Из русских, кроме Вырубова и меня, тоже не припоминаю никого, за исключением Е.И.Рагозина, являвшегося всегда в сопровождении своей невестки, жены старшего брата.
Такой «абсентеизм» русских мог показаться очень странным, особенно тем, кто помнил паломничество в Лондон к издателю «Колокола» людей всякого звания и толка — от сановников до политических агитаторов и даже раскольников и атамана наших турецких старообрядцев — некрасовцев. Но мне, уже достаточно изучившему тогдашний Париж, это не могло казаться настолько странным.
Вообще таких русских, которые сейчас бы кинулись к бывшему издателю «Колокола», почти что не было. Баре из Елисейских полей не поехали бы к нему на поклон, молодежи было, как я уже говорил, очень мало, эмигрантов — несколько человек, да и то из таких, которые были уже с ним по Женеве, что называется, «в контрах».
Наверно, водилось несколько заезжих интеллигентов, симпатично относившихся к Герцену, но они, вероятно, не решались являться прямо, а вернее и то, что совсем даже не знали, что он поселился на зиму в Париже.
Все это так, но впечатление было все-таки же довольно жуткое. Вокруг себя Герцен не мог не чувствовать пустоты, и после кризиса, пережитого «Колоколом», он уже видел, что прежний Герцен для большой русской публики перестал быть тем, чем был в Лондоне и из Лондона.
Тут сейчас же поднимается у читателя вопрос: видно ли было, что он тоскует, что его гнетет и невозможность вернуться на родину, и то, что русская публика как бы отхлынула от него?

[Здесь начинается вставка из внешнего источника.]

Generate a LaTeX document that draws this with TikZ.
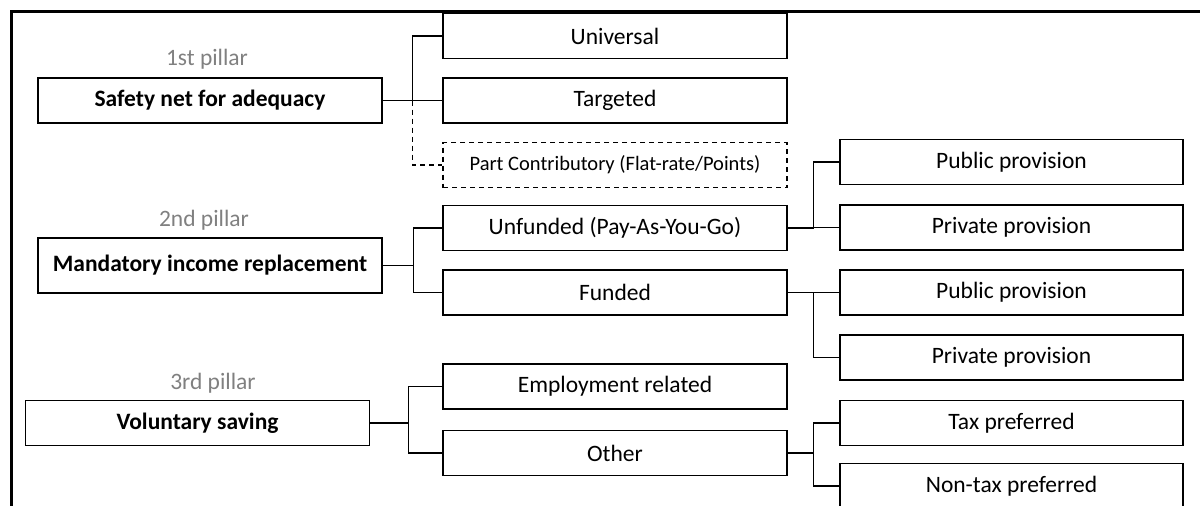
\documentclass[tikz,border=0pt]{standalone}
\usepackage{fontspec}
\setmainfont{Carlito}
\usetikzlibrary{positioning}

\begin{document}
\begin{tikzpicture}[x=1pt,y=-1pt,
    box/.style={draw,line width=1.3pt,minimum width=344pt,minimum height=45pt,inner sep=0pt,font=\fontsize{23.5}{26}\selectfont},
    head/.style={box,font=\fontsize{23.5}{26}\selectfont\bfseries},
    pillar/.style={text=black!50,inner sep=0pt,font=\fontsize{23.5}{26}\selectfont},
    link/.style={line width=1.2pt},
    dashline/.style={dash pattern=on 5pt off 4pt}]
    \useasboundingbox (0,0) rectangle (1200,506);
    \clip (0,0) rectangle (1200,506);
    \draw[line width=3pt] (11,510) -- (11,11) -- (1205,11);

    % pillars
    \node[pillar] (p1) at (207,59) {1st pillar};
    \node[head] (safety) at (210,100.5) {Safety net for adequacy};
    \node[pillar] (p2) at (204,220) {2nd pillar};
    \node[head,minimum height=55pt] (mandatory) at (210,265.5) {Mandatory income replacement};
    \node[pillar] (p3) at (213,383) {3rd pillar};
    \node[head] (voluntary) at (197.5,423) {Voluntary saving};

    % second column
    \node[box] (universal) at (615,36) {Universal};
    \node[box] (targeted) at (615,100.5) {Targeted};
    \node[box,dashline,line width=1.1pt,font=\fontsize{20.5}{24}\selectfont] (partc) at (615,165) {Part Contributory (Flat-rate/Points)};
    \node[box] (unfunded) at (615,228) {Unfunded (Pay-As-You-Go)};
    \node[box] (funded) at (615,292.5) {Funded};
    \node[box] (employment) at (615,386.5) {Employment related};
    \node[box] (other) at (615,453) {Other};

    % third column
    \node[box,minimum width=343pt] (public1) at (1011.5,162) {Public provision};
    \node[box,minimum width=343pt] (private1) at (1011.5,227.5) {Private provision};
    \node[box,minimum width=343pt] (public2) at (1011.5,292.5) {Public provision};
    \node[box,minimum width=343pt] (private2) at (1011.5,357.5) {Private provision};
    \node[box,minimum width=343pt] (tax) at (1011.5,423) {Tax preferred};
    \node[box,minimum width=343pt] (nontax) at (1011.5,486) {Non-tax preferred};

    % connectors
    \draw[link] (safety.east) -- ++(30,0) coordinate (s1) |- (universal.west);
    \draw[link] (s1) |- (targeted.west);
    \draw[link,dashline] (s1) |- (partc.west);
    \draw[link] (mandatory.east) -- ++(31,0) coordinate (m1) |- (unfunded.west);
    \draw[link] (m1) |- (funded.west);
    \draw[link] (voluntary.east) -- ++(38,0) coordinate (v1) |- (employment.west);
    \draw[link] (v1) |- (other.west);
    \draw[link] (unfunded.east) -- ++(26,0) coordinate (u1) |- (public1.west);
    \draw[link] (u1) |- (private1.west);
    \draw[link] (funded.east) -- ++(26,0) coordinate (f1) |- (public2.west);
    \draw[link] (f1) |- (private2.west);
    \draw[link] (other.east) -- ++(26,0) coordinate (o1) |- (tax.west);
    \draw[link] (o1) |- (nontax.west);
\end{tikzpicture}
\end{document}
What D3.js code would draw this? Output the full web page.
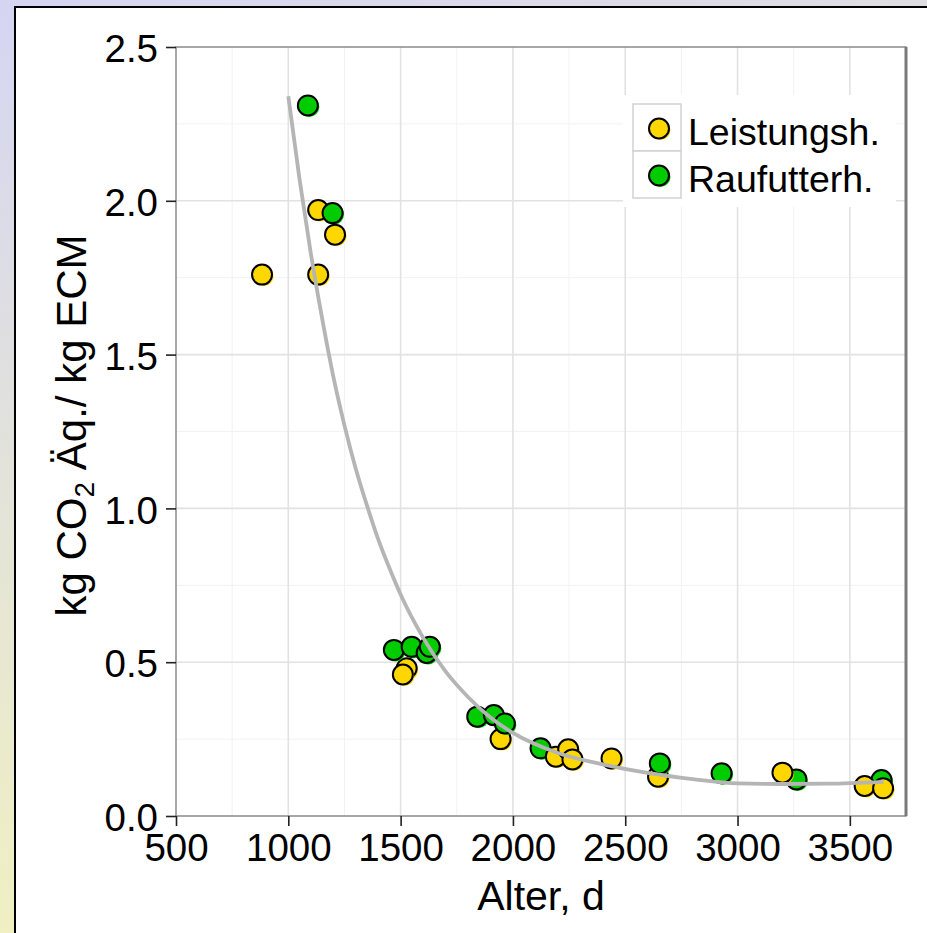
<!DOCTYPE html>
<html>
<head>
<meta charset="utf-8">
<script src="https://cdn.jsdelivr.net/npm/d3@7/dist/d3.min.js"></script>
<style>
  html, body { margin: 0; padding: 0; background: #fff; }
  svg { display: block; }
  text { font-family: "Liberation Sans", Arial, Helvetica, sans-serif; fill: #000; }
</style>
</head>
<body>
<svg id="chart" width="927" height="933"></svg>
<script>
// Age of the cow (days) and emissions per kg energy-corrected milk, one row per animal
const ages   = [883, 1133, 1197, 1208, 1133, 1087, 1527, 1510, 1470, 1549, 1616, 1630,
                1945, 1841, 1915, 1964, 2123, 2191, 2246, 2265, 2439, 2646, 2654,
                2929, 3262, 3200, 3641, 3566, 3648];
const values = [1.76, 1.97, 1.96, 1.89, 1.76, 2.31, 0.48, 0.46, 0.54, 0.55, 0.53, 0.55,
                0.25, 0.323, 0.328, 0.301, 0.22, 0.193, 0.217, 0.184, 0.187, 0.128, 0.171,
                0.139, 0.119, 0.141, 0.117, 0.0975, 0.09];
const groups = ["L", "L", "R", "L", "L", "R", "L", "L", "R", "R", "R", "R",
                "L", "R", "R", "R", "R", "L", "L", "L", "L", "L", "R",
                "R", "R", "L", "R", "L", "L"];

// Group keys, legend labels and fill colours
const groupKeys   = ["L", "R"];
const groupLabels = ["Leistungsh.", "Raufutterh."];
const groupFills  = ["#FFD700", "#00CC00"];

// Fitted trend across age
const fitAges   = [1000, 1050, 1100, 1150, 1200, 1250, 1300, 1350, 1400, 1450, 1500, 1600,
                   1700, 1800, 1900, 2000, 2200, 2400, 2600, 2800, 3000, 3200, 3400, 3650];
const fitValues = [2.34, 2.07, 1.83, 1.62, 1.43, 1.27, 1.13, 1.01, 0.90, 0.806, 0.72, 0.58,
                   0.47, 0.387, 0.32, 0.27, 0.205, 0.168, 0.14, 0.12, 0.106, 0.104, 0.105, 0.111];

// Axis ticks
const xTicks = [500, 1000, 1500, 2000, 2500, 3000, 3500];
const yTicks = [0.0, 0.5, 1.0, 1.5, 2.0, 2.5];
const xMinor = [750, 1250, 1750, 2250, 2750, 3250];
const yMinor = [0.25, 0.75, 1.25, 1.75, 2.25];

const svg = d3.select("#chart");
const W = 927, H = 933;
const panel = { left: 176, top: 47, right: 906, bottom: 816 };
const R = 10;

// Page backdrop gradient
const defs = svg.append("defs");
const grad = defs.append("linearGradient").attr("id", "bg")
  .attr("x1", 0).attr("y1", 0).attr("x2", 0.35).attr("y2", 1);
grad.append("stop").attr("offset", "0%").attr("stop-color", "#d5d5f3");
grad.append("stop").attr("offset", "100%").attr("stop-color", "#f3f3bd");
svg.append("rect").attr("width", W).attr("height", H).attr("fill", "url(#bg)");

// White sheet with black frame
svg.append("rect").attr("x", 15).attr("y", 7).attr("width", W + 20).attr("height", H + 20)
  .attr("fill", "#fff").attr("stroke", "#000").attr("stroke-width", 2);

const x = d3.scaleLinear().domain([500, 3750]).range([panel.left, panel.right]);
const y = d3.scaleLinear().domain([0, 2.5]).range([panel.bottom, panel.top]);
const color = d3.scaleOrdinal().domain(groupKeys).range(groupFills);

// Grid lines
const grid = svg.append("g");
grid.selectAll(".xmin").data(xMinor).join("line")
  .attr("x1", d => x(d)).attr("x2", d => x(d)).attr("y1", panel.top).attr("y2", panel.bottom)
  .attr("stroke", "#f2f2f2").attr("stroke-width", 1);
grid.selectAll(".ymin").data(yMinor).join("line")
  .attr("y1", d => y(d)).attr("y2", d => y(d)).attr("x1", panel.left).attr("x2", panel.right)
  .attr("stroke", "#f2f2f2").attr("stroke-width", 1);
grid.selectAll(".xmaj").data(xTicks.filter(d => d > 500)).join("line")
  .attr("x1", d => x(d)).attr("x2", d => x(d)).attr("y1", panel.top).attr("y2", panel.bottom)
  .attr("stroke", "#e2e2e2").attr("stroke-width", 1.6);
grid.selectAll(".ymaj").data(yTicks.filter(d => d > 0 && d < 2.5)).join("line")
  .attr("y1", d => y(d)).attr("y2", d => y(d)).attr("x1", panel.left).attr("x2", panel.right)
  .attr("stroke", "#e2e2e2").attr("stroke-width", 1.6);

// Points: a colour halo offset to the lower right, then the outlined disc
const rows = ages.map((a, i) => ({ age: a, value: values[i], group: groups[i] }));
const pts = svg.append("g");
rows.forEach(r => {
  pts.append("circle").attr("cx", x(r.age) + 1.5).attr("cy", y(r.value) + 1.5).attr("r", R)
    .attr("fill", color(r.group));
  pts.append("circle").attr("cx", x(r.age)).attr("cy", y(r.value)).attr("r", R)
    .attr("fill", color(r.group)).attr("stroke", "#000").attr("stroke-width", 2);
});

// Trend line
const fit = fitAges.map((a, i) => [a, fitValues[i]]);
svg.append("path").datum(fit)
  .attr("d", d3.line().x(d => x(d[0])).y(d => y(d[1])).curve(d3.curveMonotoneX))
  .attr("fill", "none").attr("stroke", "#b5b5b5").attr("stroke-width", 3.8);

// Legend
const lg = svg.append("g");
lg.append("rect").attr("x", 623).attr("y", 95).attr("width", 273).attr("height", 112).attr("fill", "#fff");
groupKeys.forEach((k, i) => {
  const top = 104 + i * 47;
  lg.append("rect").attr("x", 633).attr("y", top).attr("width", 48).attr("height", 47)
    .attr("fill", "#fff").attr("stroke", "#d2d2d2").attr("stroke-width", 1.5);
  lg.append("circle").attr("cx", 660.5).attr("cy", top + 26).attr("r", R).attr("fill", color(k));
  lg.append("circle").attr("cx", 659).attr("cy", top + 24.5).attr("r", R)
    .attr("fill", color(k)).attr("stroke", "#000").attr("stroke-width", 2);
  lg.append("text").attr("x", 688).attr("y", top + 41).attr("font-size", 37.5).text(groupLabels[i]);
});

// Panel frame
svg.append("rect").attr("x", panel.left).attr("y", panel.top)
  .attr("width", panel.right - panel.left).attr("height", panel.bottom - panel.top)
  .attr("fill", "none").attr("stroke", "#8a8a8a").attr("stroke-width", 1.5);
svg.append("line").attr("x1", panel.right).attr("x2", panel.right)
  .attr("y1", panel.top).attr("y2", panel.bottom).attr("stroke", "#7a7a7a").attr("stroke-width", 3);

// Axes
const xAxis = svg.append("g").attr("transform", `translate(0,${panel.bottom})`)
  .call(d3.axisBottom(x).tickValues(xTicks).tickFormat(d3.format("d")).tickSize(10).tickPadding(5));
const yAxis = svg.append("g").attr("transform", `translate(${panel.left},0)`)
  .call(d3.axisLeft(y).tickValues(yTicks).tickFormat(d3.format(".1f")).tickSize(10).tickPadding(8));
[xAxis, yAxis].forEach(g => {
  g.select(".domain").remove();
  g.selectAll(".tick line").attr("stroke", "#222").attr("stroke-width", 1.6);
  g.selectAll(".tick text").attr("font-size", 38.5).attr("font-family", null).attr("fill", "#000");
});
yAxis.selectAll(".tick text").attr("dy", "0.38em");
xAxis.selectAll(".tick text").attr("dy", "0.78em");

// Axis titles
svg.append("text").attr("x", (panel.left + panel.right) / 2).attr("y", 910)
  .attr("text-anchor", "middle").attr("font-size", 41).text("Alter, d");
const yt = svg.append("text").attr("transform", `translate(86,${(panel.top + panel.bottom) / 2 - 6}) rotate(-90)`)
  .attr("text-anchor", "middle").attr("font-size", 42);
yt.append("tspan").text("kg CO");
yt.append("tspan").attr("font-size", 28).attr("dy", 8).text("2");
yt.append("tspan").attr("dy", -8).text(" Äq./ kg ECM");
</script>
</body>
</html>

Горечи он не выказывал в лирических, грустных или негодующих тирадах. Его натура была слишком импульсивная и отзывчивая. Он всегда увлекался беседой, полон был воспоминаний, остроумных тирад, анекдотов и отзывчивости на злобу дня — и русскую, и тогдашнюю парижскую. Дома, у себя в гостиной, он произносил длинные монологи, и каждому из нас было всегда ново и занимательно слушать его. Его темперамент по этой части в русском был прямо изумителен.
Тургенев (уже после смерти Герцена) как-то вспоминал о том времени, когда он посещал А.И. в Лондоне.
— Бывало, он говорит, говорит без умолку до поздних часов, так что бедная жена его, сидя с нами, совсем разомлеет. Я распрощаюсь с ним, он пойдет меня провожать, дорогой завернет в какую-нибудь таверну и там, за стаканом вина или эля, продолжает говорить с таким же жаром и блеском.
Горечь и ядовитые тирады прорывались у него в Париже, когда речь заходила о разных «особах» из высших сфер, мужчинах и дамах, — как они льстили ему когда-то, а потом вели себя как доносчики и клеветники.
За обедом у «Freres Provencaux» мимо нас прошла одна из таких дам петербургского «монда» и сделала вид, что не узнала его. И тогда он в нескольких штрихах дал ей беспощадную оценку.
Как раз на этом обеде я впервые увидал, насколько А.И. сохранил привычку хорошо поесть и выпить.
Он сам смотрел на себя по части «выпивки» строже, чем того заслуживал. Ему случилось даже при мне (было ли это именно тогда или позднее, точно не припомню) выразиться о себе так:
— Кто я такой? Старый пьянчужка!
Это было совсем не то, что он представлял собою по этой части.
Но, возбуждаясь вином, он делался излиятельнее, и тогда сквозь остроумные оценки событий и людей и красочные воспоминания проскальзывали и личные ноты горечи, и ядовитые стрелы летели в тех, кого он всего больше презирал и ненавидел на родине.
Громовых тирад против властей, личности Александра II, общего режима я не слыхал у него. И вообще речь его не имела характера трибунного, «митингового» (как ныне говорят) красноречия. У него уже не было тогда прямых счетов ни с кем особенно, но он к тому времени утратил почти все свои дружеские связи и, конечно, не по своей вине.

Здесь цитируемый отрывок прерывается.